If Trump is impeached, he is replaced not by Hillary but by Mike Pence, who is more adept at pursuing a Republican agenda than Trump will ever be.

Hal said...

If Trump is impeached, he is replaced not by Hillary but by Mike Pence, who is more adept at pursuing a Republican agenda than Trump will ever be.

That is why this liberal (me) does not want to see Trump impeached. Trump's character flaws prevent him from acting coherently to advance his awful agenda. I'm not even sure he grasps the distinction between truth and non-truth he is so accustomed to simply distorting facts. Pence knows when he himself is spreading falsehoods and can do it with a straight face. He reminds me of Nixon in that regard.

jon said...

If there is a problem to be solved here, Trump should approach it by seeking an agreement with Putin to stop interfering in the affairs of Russia and Russian allies, in exchange for the same towards the United States.

Victor Reppert said...

So, if you stop interfering with our relatively free and democratic process, we will stop interfering with your elections in an effort to insure that they genuinely democratic.

Sounds like a winner.

https://welections.wordpress.com/category/fake-elections/

Joe Hinman said...

Starhopper said...
We have created an environment where Russia could own us very simply.

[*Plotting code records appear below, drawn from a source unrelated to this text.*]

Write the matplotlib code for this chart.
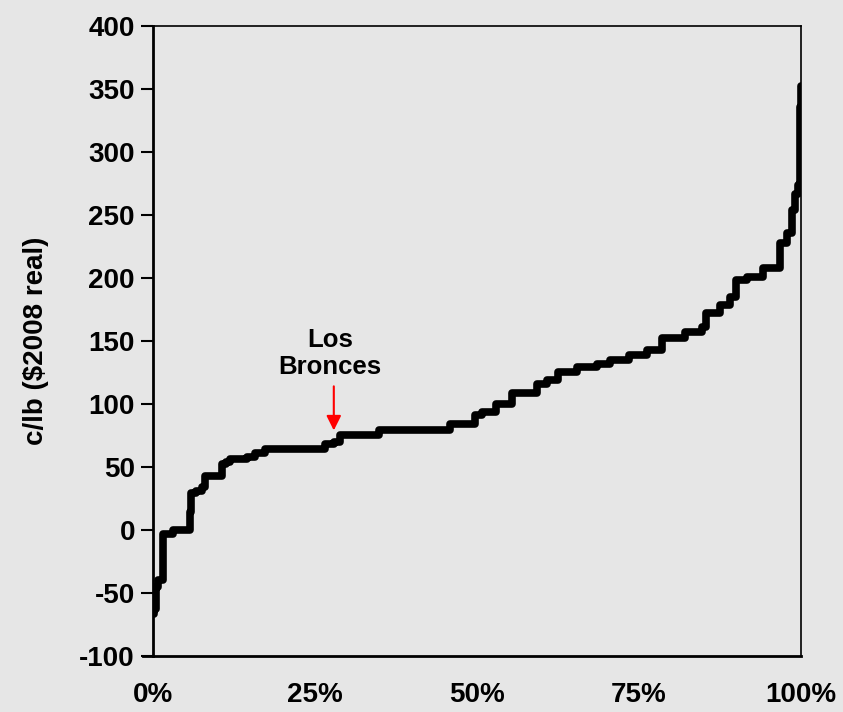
import matplotlib
matplotlib.use("Agg")
import matplotlib.pyplot as plt

# cumulative share of production (%) and cash cost (c/lb, $2008 real)
cum_pct = [0, 0.2, 0.4, 0.8, 1.5, 3.1, 5.7, 5.9, 6.7, 7.5, 8.0, 10.6, 11.2,
           11.9, 14.5, 15.7, 17.3, 26.5, 28.0, 28.9, 34.8, 45.8, 49.7, 50.7,
           53.0, 55.4, 59.2, 60.8, 62.5, 65.4, 68.5, 70.5, 73.4, 76.2, 78.5,
           82.1, 84.7, 85.4, 87.5, 89.0, 90.0, 91.6, 94.2, 96.8, 97.8, 98.6,
           99.1, 99.6, 99.8, 100]
cost = [-67, -63, -45, -40, -3, 0, 14, 29, 31, 34, 43, 52, 54,
        56, 58, 61, 64, 68, 70, 75, 79.5, 84, 91, 94,
        100, 108.5, 116, 119, 125.5, 129.5, 132, 135, 139, 143, 152,
        157, 161, 172, 178.5, 185, 198, 201, 208, 228, 236, 254,
        267, 274, 336, 352]

x_ticks = [0, 25, 50, 75, 100]
x_labels = ["0%", "25%", "50%", "75%", "100%"]
y_ticks = list(range(-100, 401, 50))

annot_x = 27.9
annot_label = "Los\nBronces"

bg = "#e6e6e6"
plt.rcParams["font.family"] = ["Liberation Sans", "DejaVu Sans"]
plt.rcParams["font.weight"] = "bold"
plt.rcParams["axes.unicode_minus"] = False

fig = plt.figure(figsize=(8.43, 7.12), dpi=100, facecolor=bg)
ax = fig.add_axes([0.1815, 0.0787, 0.7687, 0.8848], facecolor=bg)

ax.step(cum_pct, cost, where="post", color="black", lw=5.5,
        solid_joinstyle="round", solid_capstyle="round", zorder=3)

ax.set_xlim(0, 100)
ax.set_ylim(-100, 400)
ax.set_xticks(x_ticks)
ax.set_xticklabels(x_labels)
ax.set_yticks(y_ticks)
ax.tick_params(axis="x", length=0, pad=19, labelsize=20)
ax.tick_params(axis="y", length=9, width=1.5, pad=4, labelsize=20)
for lab in ax.get_xticklabels() + ax.get_yticklabels():
    lab.set_fontweight("bold")

for side in ["top", "right"]:
    ax.spines[side].set_linewidth(1.2)
for side in ["left", "bottom"]:
    ax.spines[side].set_linewidth(2)
ax.spines["bottom"].set_bounds(-1.6, 100)
ax.spines["bottom"].set_clip_on(False)

ax.set_ylabel("c/lb ($2008 real)", fontsize=20, fontweight="bold", labelpad=22)

ax.annotate("", xy=(annot_x, 79), xytext=(annot_x, 114),
            arrowprops=dict(arrowstyle="-|>", color="red", lw=1.5,
                            mutation_scale=22, shrinkA=0, shrinkB=0))
ax.text(27.3, 120, annot_label, ha="center", va="bottom", fontsize=18.5,
        fontweight="bold", linespacing=1.15)

fig.savefig("out.png", dpi=100, facecolor=bg)
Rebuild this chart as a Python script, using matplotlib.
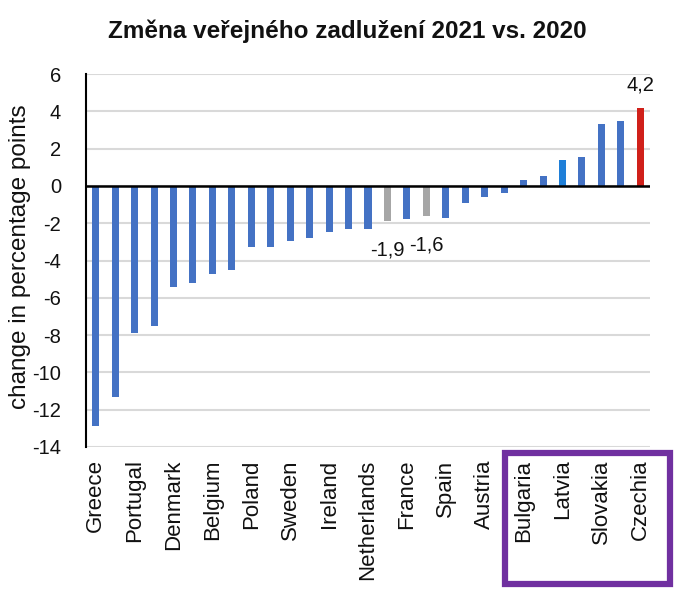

Too late. The Chinese already do.


yes that's so bad, they night even get in the way of rich getting richer. but don;t worry Trump will take us to the brink of nuclear annihilator despite China's claims,,

Joe Hinman said...

Hal said...
If Trump is impeached, he is replaced not by Hillary but by Mike Pence, who is more adept at pursuing a Republican agenda than Trump will ever be.

That is why this liberal (me) does not want to see Trump impeached. Trump's character flaws prevent him from acting coherently to advance his awful agenda. I'm not even sure he grasps the distinction between truth and non-truth he is so accustomed to simply distorting facts. Pence knows when he himself is spreading falsehoods and can do it with a straight face. He reminds me of Nixon in that regard.

republican "leadership" is falling all over itself, but we can't relay on that. We have to win tehmid terms no two ways aboiut that.

jon said...

Horribly belated reply:

Ukraine has had two types of governments since Soviet times: horribly corrupt pro-West governments and horribly corrupt pro-Russia ones.

Whenever the horribly corrupt pro-Russia governments have been in power, America has worked to undermine and overthrow them.

The horribly corrupt pro-West governments on the other hand get a free pass.

I could say similar things about many other countries in the post-Soviet space.

Perhaps this is, as you say, about trying to improve their democratic processes. It sure doesn’t look like it, though.